**Task prompt:** Will you repeat only the lines beginning at the one that mentions "Generate a standalone" and ending at the one that mentions "</style></head><body>", both of them included, exactly?

**Items:**
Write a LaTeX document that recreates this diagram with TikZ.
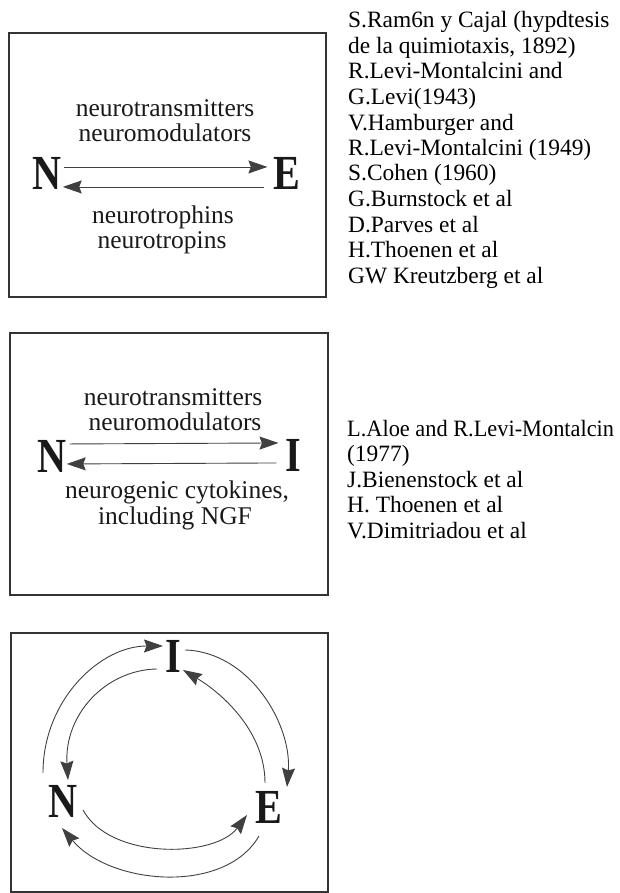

* * *

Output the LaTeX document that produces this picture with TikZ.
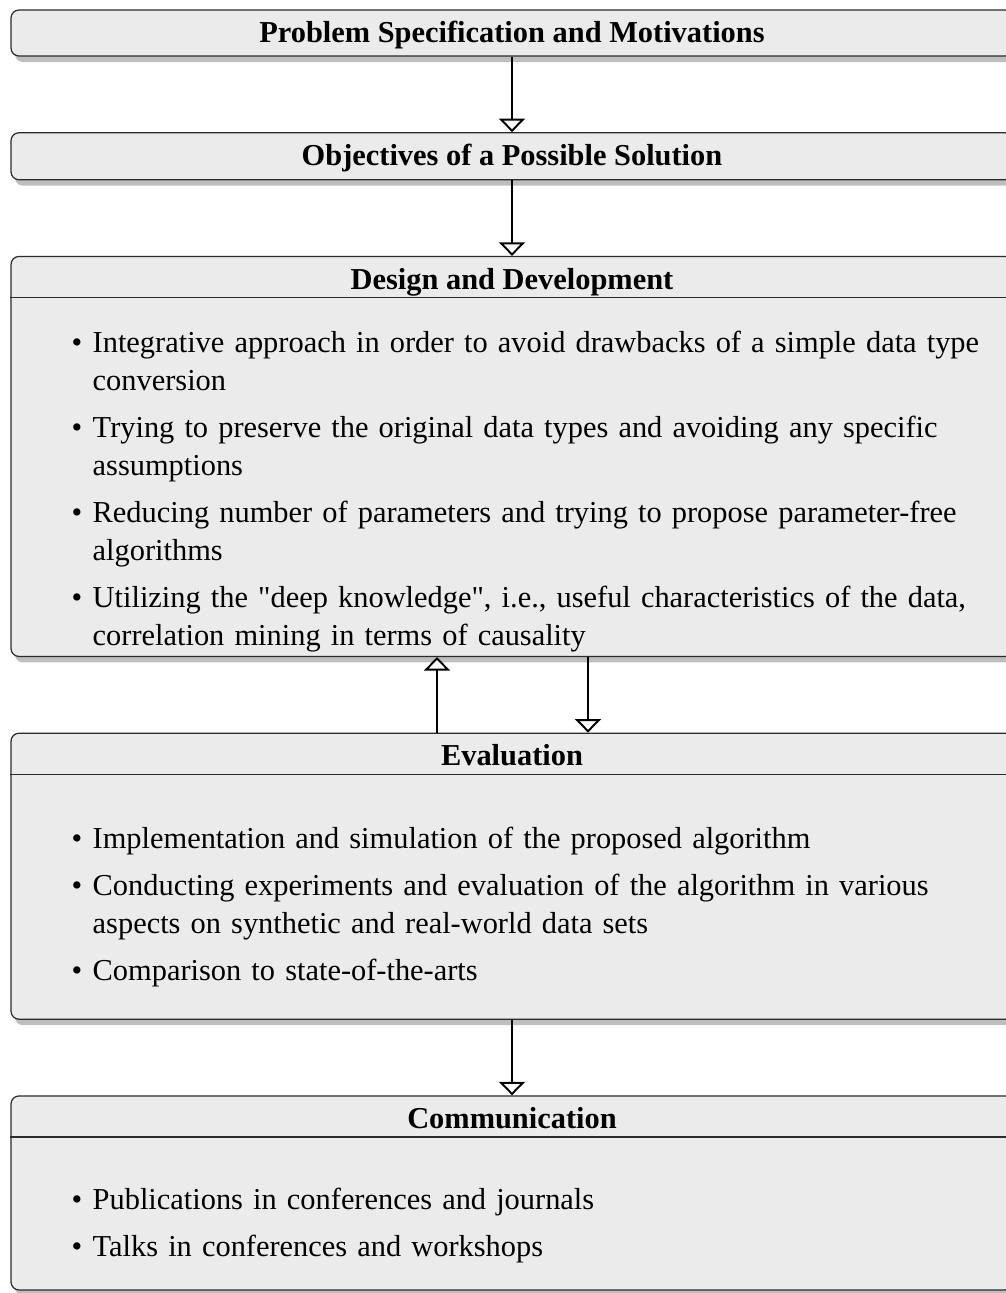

--

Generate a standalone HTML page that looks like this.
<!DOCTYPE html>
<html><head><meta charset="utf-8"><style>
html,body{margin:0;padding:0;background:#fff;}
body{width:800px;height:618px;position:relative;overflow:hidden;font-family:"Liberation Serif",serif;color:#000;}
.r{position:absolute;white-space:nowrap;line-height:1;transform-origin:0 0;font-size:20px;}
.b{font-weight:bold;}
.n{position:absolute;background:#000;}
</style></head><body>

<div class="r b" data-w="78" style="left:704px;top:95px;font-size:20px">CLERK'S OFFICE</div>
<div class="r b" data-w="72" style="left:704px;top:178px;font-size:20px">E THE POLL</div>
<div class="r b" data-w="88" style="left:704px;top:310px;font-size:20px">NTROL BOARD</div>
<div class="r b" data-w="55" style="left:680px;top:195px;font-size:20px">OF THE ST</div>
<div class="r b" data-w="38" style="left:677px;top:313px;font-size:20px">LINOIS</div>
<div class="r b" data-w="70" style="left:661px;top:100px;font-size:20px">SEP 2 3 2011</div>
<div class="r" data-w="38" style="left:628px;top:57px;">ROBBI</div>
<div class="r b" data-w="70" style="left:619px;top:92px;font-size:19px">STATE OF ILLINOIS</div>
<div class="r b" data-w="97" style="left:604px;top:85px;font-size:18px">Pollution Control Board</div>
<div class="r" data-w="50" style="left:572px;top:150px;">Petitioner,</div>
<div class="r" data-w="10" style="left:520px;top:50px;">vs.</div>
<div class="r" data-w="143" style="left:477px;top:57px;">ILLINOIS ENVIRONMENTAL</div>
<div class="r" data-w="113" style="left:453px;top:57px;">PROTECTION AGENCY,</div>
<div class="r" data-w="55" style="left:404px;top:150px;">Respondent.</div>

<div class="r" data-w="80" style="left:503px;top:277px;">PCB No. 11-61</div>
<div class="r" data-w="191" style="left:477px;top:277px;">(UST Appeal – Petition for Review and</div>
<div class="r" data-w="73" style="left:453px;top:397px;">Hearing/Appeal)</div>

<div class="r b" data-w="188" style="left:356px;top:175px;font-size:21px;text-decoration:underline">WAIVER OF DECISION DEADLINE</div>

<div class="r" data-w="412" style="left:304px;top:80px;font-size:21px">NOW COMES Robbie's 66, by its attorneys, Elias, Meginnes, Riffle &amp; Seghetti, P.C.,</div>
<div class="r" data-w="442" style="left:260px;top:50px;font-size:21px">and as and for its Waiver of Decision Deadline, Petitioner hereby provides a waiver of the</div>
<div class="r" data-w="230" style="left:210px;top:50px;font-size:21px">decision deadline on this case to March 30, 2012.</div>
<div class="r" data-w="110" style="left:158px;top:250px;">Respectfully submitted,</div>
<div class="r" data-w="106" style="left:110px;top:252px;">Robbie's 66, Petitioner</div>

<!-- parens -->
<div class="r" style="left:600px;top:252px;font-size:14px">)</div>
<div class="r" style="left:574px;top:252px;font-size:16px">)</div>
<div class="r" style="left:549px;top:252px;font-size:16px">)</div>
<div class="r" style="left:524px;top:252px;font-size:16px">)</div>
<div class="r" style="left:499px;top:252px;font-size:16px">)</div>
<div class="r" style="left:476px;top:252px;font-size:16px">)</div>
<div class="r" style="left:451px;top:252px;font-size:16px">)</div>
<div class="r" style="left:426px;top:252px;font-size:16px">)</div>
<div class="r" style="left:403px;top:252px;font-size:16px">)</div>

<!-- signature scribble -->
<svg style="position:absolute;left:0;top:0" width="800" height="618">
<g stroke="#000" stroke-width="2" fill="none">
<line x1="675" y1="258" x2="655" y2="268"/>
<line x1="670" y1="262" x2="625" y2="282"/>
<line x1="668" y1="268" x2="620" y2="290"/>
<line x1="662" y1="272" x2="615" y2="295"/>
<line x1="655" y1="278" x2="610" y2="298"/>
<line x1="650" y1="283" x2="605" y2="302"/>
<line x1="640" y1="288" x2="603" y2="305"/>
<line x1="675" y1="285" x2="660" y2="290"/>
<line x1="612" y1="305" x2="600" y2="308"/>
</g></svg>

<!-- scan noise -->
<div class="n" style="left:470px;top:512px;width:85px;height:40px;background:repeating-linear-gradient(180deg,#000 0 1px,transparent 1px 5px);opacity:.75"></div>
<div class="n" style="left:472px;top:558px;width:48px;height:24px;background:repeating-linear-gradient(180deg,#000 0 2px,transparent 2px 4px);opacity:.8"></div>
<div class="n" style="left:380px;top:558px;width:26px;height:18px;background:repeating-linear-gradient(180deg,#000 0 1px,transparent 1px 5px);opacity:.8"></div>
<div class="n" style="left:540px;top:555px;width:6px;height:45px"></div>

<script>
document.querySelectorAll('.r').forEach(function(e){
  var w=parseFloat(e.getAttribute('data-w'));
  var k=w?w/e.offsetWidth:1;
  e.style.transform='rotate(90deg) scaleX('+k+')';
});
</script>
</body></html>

**The reply:**
Generate a standalone HTML page that looks like this.
<!DOCTYPE html>
<html><head><meta charset="utf-8"><style>
html,body{margin:0;padding:0;background:#fff;}
body{width:800px;height:618px;position:relative;overflow:hidden;font-family:"Liberation Serif",serif;color:#000;}
.r{position:absolute;white-space:nowrap;line-height:1;transform-origin:0 0;font-size:20px;}
.b{font-weight:bold;}
.n{position:absolute;background:#000;}
</style></head><body>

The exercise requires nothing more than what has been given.